In the United States, he was a senior analyst at Delphi Corporation and CEO of Box Top Media, a media company located in New York.

In 2008, Melzer attended the Effective Strategies for Media Companies and the Building and Leading Customer Centric Organizations at Harvard Business School.

Melzer was member of the Board of Ethics of the National Council for Advertising Self-Regulation (Conar), and the Executive Council of the Standard Norms (CENP), in 2009.

==EB Capital==
EB Capital is a Brazilian Private Equity firm focused on investing in companies that address Brazilian structural gaps.

The company states "We believe that Private Equity should be driven by execution excellence. Our partners have a strong history of operational expertise, sector knowledge and a worldwide network constructed on long term relationships".

===Grupo RBS===
Eduardo Melzer joined Grupo RBS in 2004 as CEO for the domestic market, became vice-president of market and business development in 2008, and executive vice-president of Grupo RBS in 2010. Melzer is the grandson of the company founder, Maurício Sirotsky Sobrinho.

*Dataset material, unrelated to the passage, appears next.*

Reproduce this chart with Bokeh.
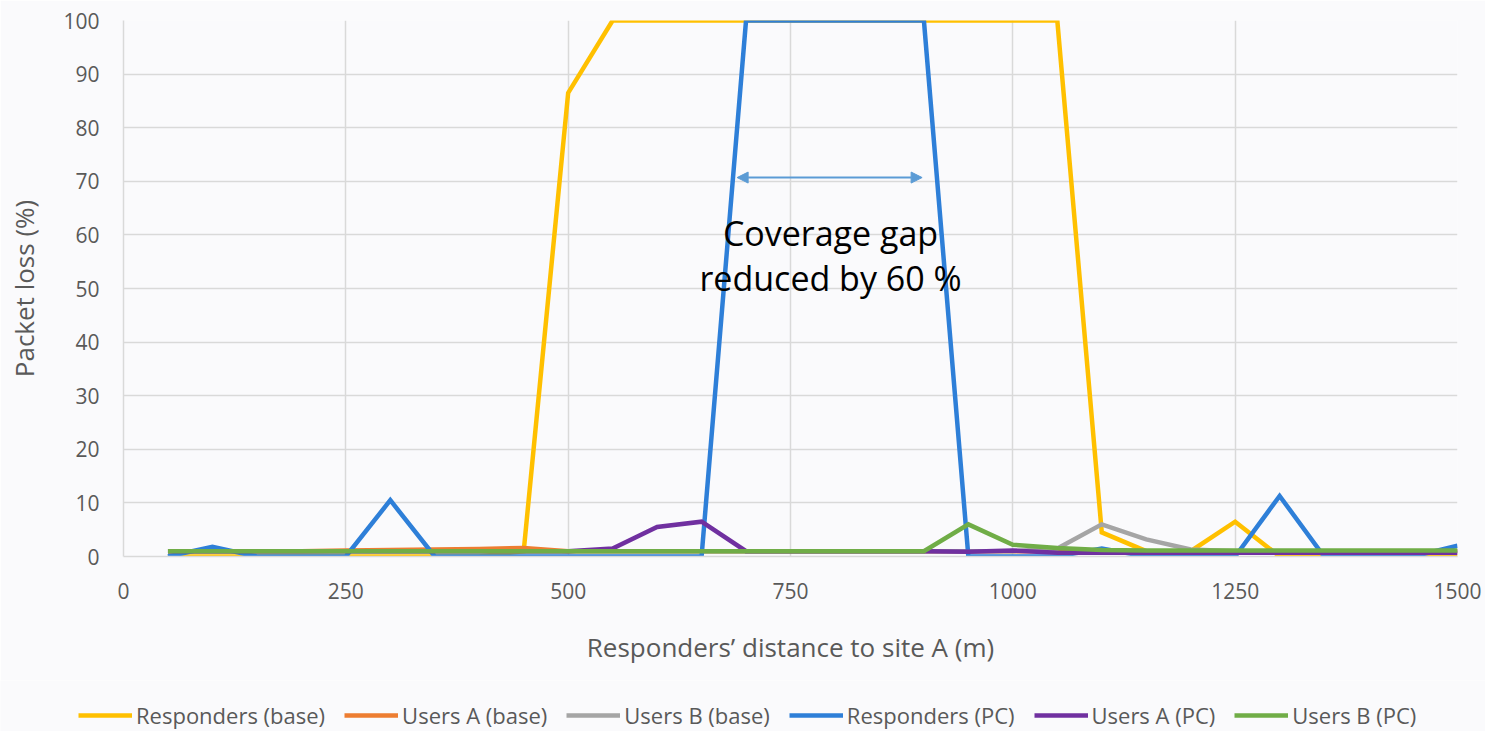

Two years later, in 2012, Melzer became executive chairman of Grupo RBS, a position in which he succeeded his uncle Nelson Pacheco Sirotsky.

Eduardo Sirotsky Melzer assumed the role of CEO of Grupo RBS on July 3, 2012 in a ceremony held in Porto Alegre.

His office was announced in May 2012 as part of a planned succession process. In 2016, he also began acting as chairman of the board of directors.

==Recognition==
In 2006, he received the Caboré Award in the Professional Vehicle category.

He was the 2009 Professional highlight of the Brazilian Advertising Association (ABP) in the Executive Vehicle category.

Two years later, he received the 2011 Coletiva.Net Award in the Marketing Management/Communication/Communication Group category.

In 2015, he received the Merit Award in Administration from the Regional Management Council of Rio Grande do Sul (CRA-RS).

Also in 2015, he was chosen to be part of the list of leaders at Cambridge Institute for Family Enterprise. This list brings together 25 individuals on an annual basis who are taking on leading roles in family enterprises and who are considered good examples for society.